Certes, il existe dans le monde entier de nombreux mouvements de
résistance qui poursuivent la justice environnementale
(l’organisation « Global Witness » a enregistré près d’un
millier d’écologistes morts au cours des dix dernières années,
au cours de leur lutte contre des projets miniers ou pétroliers,
alors qu’ils défendaient leurs terres et leurs eaux). Mais nous
disposons de cinq ans tout au plus pour établir un débat large et
transversal sur les limites de la croissance et pour bâtir
démocratiquement des alternatives écologiques et énergétiques qui
soient tout à la fois rigoureuses et viables. Nous devrions être en
mesure de convaincre de grandes majorités en faveur d’un
changement de modèle économique, énergétique, social et culturel.

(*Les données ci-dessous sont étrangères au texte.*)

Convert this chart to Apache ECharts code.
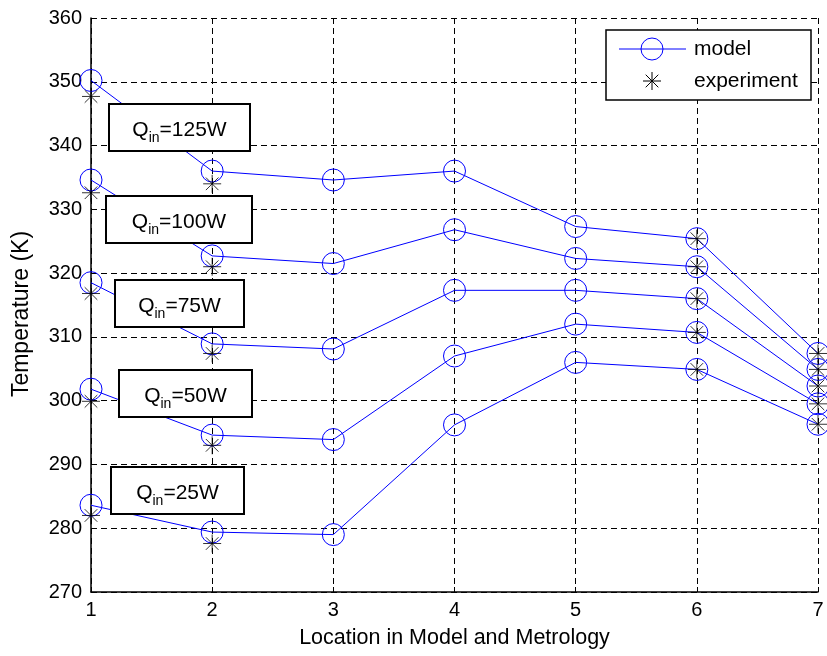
<!DOCTYPE html>
<html>
<head>
<meta charset="utf-8">
<script src="https://cdn.jsdelivr.net/npm/echarts@6/dist/echarts.min.js"></script>
<style>
  html, body { margin: 0; padding: 0; background: #fff; }
  #chart { width: 827px; height: 656px; }
</style>
</head>
<body>
<div id="chart"></div>
<script>
// Measurement locations along the model / metrology path
const locations = [1, 2, 3, 4, 5, 6, 7];

// Model temperatures (K) for each heat input
const model125 = [350.2, 336.0, 334.6, 336.0, 327.3, 325.4, 307.4];
const model100 = [334.6, 322.7, 321.5, 326.8, 322.3, 321.0, 304.9];
const model75  = [318.5, 308.9, 308.1, 317.3, 317.3, 316.0, 302.3];
const model50  = [301.8, 294.6, 293.9, 307.0, 312.0, 310.7, 299.5];
const model25  = [283.6, 279.4, 279.0, 296.2, 306.0, 304.9, 296.3];

// Experimental temperatures (K); no sensors at locations 3-5
const exp125 = [347.7, 334.0, null, null, null, 325.4, 307.4];
const exp100 = [332.6, 321.0, null, null, null, 321.0, 304.9];
const exp75  = [316.8, 307.4, null, null, null, 316.0, 302.3];
const exp50  = [299.9, 293.0, null, null, null, 310.7, 299.5];
const exp25  = [282.0, 277.6, null, null, null, 304.9, 296.3];

// Axis settings
const yMin = 270, yMax = 360, yStep = 10;
const xMin = 1, xMax = 7, xStep = 1;

const FONT = 'Liberation Sans, Arial, sans-serif';
const BLUE = '#0000ff';
const ASTERISK = 'path://M0,-1L0,1M-1,0L1,0M-0.7,-0.7L0.7,0.7M-0.7,0.7L0.7,-0.7';

const pairs = vals => locations.map((x, i) => [x, vals[i]]).filter(p => p[1] != null);

const modelSets = [model125, model100, model75, model50, model25];
const expSets = [exp125, exp100, exp75, exp50, exp25];

const series = [];
modelSets.forEach(vals => {
  series.push({
    name: 'model', type: 'line', data: pairs(vals),
    symbol: 'circle', symbolSize: 22, showAllSymbol: true,
    lineStyle: { color: BLUE, width: 1 },
    itemStyle: { color: 'rgba(0,0,0,0)', borderColor: BLUE, borderWidth: 1 },
    emphasis: { disabled: true }, animation: false, z: 3
  });
});
expSets.forEach(vals => {
  series.push({
    name: 'experiment', type: 'scatter', data: pairs(vals),
    symbol: ASTERISK, symbolSize: 18,
    itemStyle: { color: 'rgba(0,0,0,0)', borderColor: '#000', borderWidth: 1 },
    emphasis: { disabled: true }, animation: false, z: 4
  });
});

// Heat-input annotation boxes: [label, left, top, width, height]
const boxes = [
  ['125W', 109, 104, 141, 47],
  ['100W', 106, 196, 146, 47],
  ['75W', 115, 280, 129, 47],
  ['50W', 119, 370, 133, 47],
  ['25W', 111, 467, 133, 47]
];

const graphics = [];
boxes.forEach(([w, l, t, bw, bh]) => {
  graphics.push({
    type: 'rect', z: 10,
    shape: { x: l, y: t, width: bw, height: bh },
    style: { fill: '#fff', stroke: '#000', lineWidth: 2 }
  });
  graphics.push({
    type: 'text', z: 11, x: l + bw / 2, y: t + bh / 2 + 1,
    style: {
      text: '{q|Q}{s|in}{q|=' + w + '}',
      align: 'center', verticalAlign: 'middle',
      rich: {
        q: { fontFamily: FONT, fontSize: 21, fill: '#000', verticalAlign: 'bottom', lineHeight: 24 },
        s: { fontFamily: FONT, fontSize: 14, fill: '#000', verticalAlign: 'bottom', lineHeight: 24, padding: [0, 0, -5, 0] }
      }
    }
  });
});

// Legend box
const legendStar = [[652, 72, 652, 90], [643, 81, 661, 81], [645.7, 74.7, 658.3, 87.3], [645.7, 87.3, 658.3, 74.7]];
graphics.push(
  { type: 'rect', z: 10, shape: { x: 606, y: 30, width: 205, height: 70 },
    style: { fill: '#fff', stroke: '#000', lineWidth: 1.5 } },
  { type: 'line', z: 11, shape: { x1: 619, y1: 49, x2: 686, y2: 49 },
    style: { stroke: BLUE, lineWidth: 1 } },
  { type: 'circle', z: 12, shape: { cx: 652, cy: 49, r: 11 },
    style: { fill: 'none', stroke: BLUE, lineWidth: 1 } },
  { type: 'text', z: 11, x: 694, y: 49,
    style: { text: 'model', fontFamily: FONT, fontSize: 21, fill: '#000', verticalAlign: 'middle' } },
  { type: 'text', z: 11, x: 694, y: 81,
    style: { text: 'experiment', fontFamily: FONT, fontSize: 21, fill: '#000', verticalAlign: 'middle' } }
);
legendStar.forEach(([x1, y1, x2, y2]) => graphics.push({
  type: 'line', z: 11, shape: { x1, y1, x2, y2 }, style: { stroke: '#000', lineWidth: 1 }
}));

const chart = echarts.init(document.getElementById('chart'), null, { renderer: 'canvas' });
chart.setOption({
  animation: false,
  backgroundColor: '#fff',
  grid: { left: 91, right: 9, top: 18, bottom: 64, containLabel: false, outerBoundsMode: 'none' },
  xAxis: {
    type: 'value', min: xMin, max: xMax, interval: xStep,
    name: 'Location in Model and Metrology', nameLocation: 'middle', nameGap: 35,
    nameTextStyle: { fontFamily: FONT, fontSize: 21.5, color: '#000' },
    axisLine: { lineStyle: { color: '#000', width: 1.5 } },
    axisTick: { inside: true, length: 5, lineStyle: { color: '#000' } },
    axisLabel: { fontFamily: FONT, fontSize: 20, color: '#000', margin: 8 },
    splitLine: { show: true, lineStyle: { color: '#000', type: [6, 4], width: 1 } }
  },
  yAxis: {
    type: 'value', min: yMin, max: yMax, interval: yStep,
    name: 'Temperature (K)', nameLocation: 'middle', nameGap: 58,
    nameTextStyle: { fontFamily: FONT, fontSize: 23, color: '#000', padding: [0, 18, 0, 0] },
    axisLine: { show: true, lineStyle: { color: '#000', width: 1.5 } },
    axisTick: { show: true, inside: true, length: 5, lineStyle: { color: '#000' } },
    axisLabel: { fontFamily: FONT, fontSize: 20, color: '#000', margin: 9 },
    splitLine: { show: true, lineStyle: { color: '#000', type: [6, 4], width: 1 } }
  },
  series: series,
  graphic: graphics
});
</script>
</body>
</html>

Outre la lutte contre les injustices causées par l’exercice de la
domination et de l’accumulation de la richesse, nous parlons d’un
modèle qui prenne en compte la réalité, qui fasse la paix avec la
nature et qui rende possible le « vivre bien » dans les limites
écologiques de la Terre.
Une
civilisation se termine et nous devons en bâtir une nouvelle. Ne
rien faire ou en faire trop peu nous mènera directement à
l’effondrement social, économique et écologique. Mais si nous
commençons aujourd’hui, nous pouvons encore être les
protagonistes d’une société solidaire, démocratique et en paix
avec la planète.
Dans
divers endroits de la Péninsule Ibérique, des Baléares, des
Canaries, de Ceuta et Melilla, été 2014.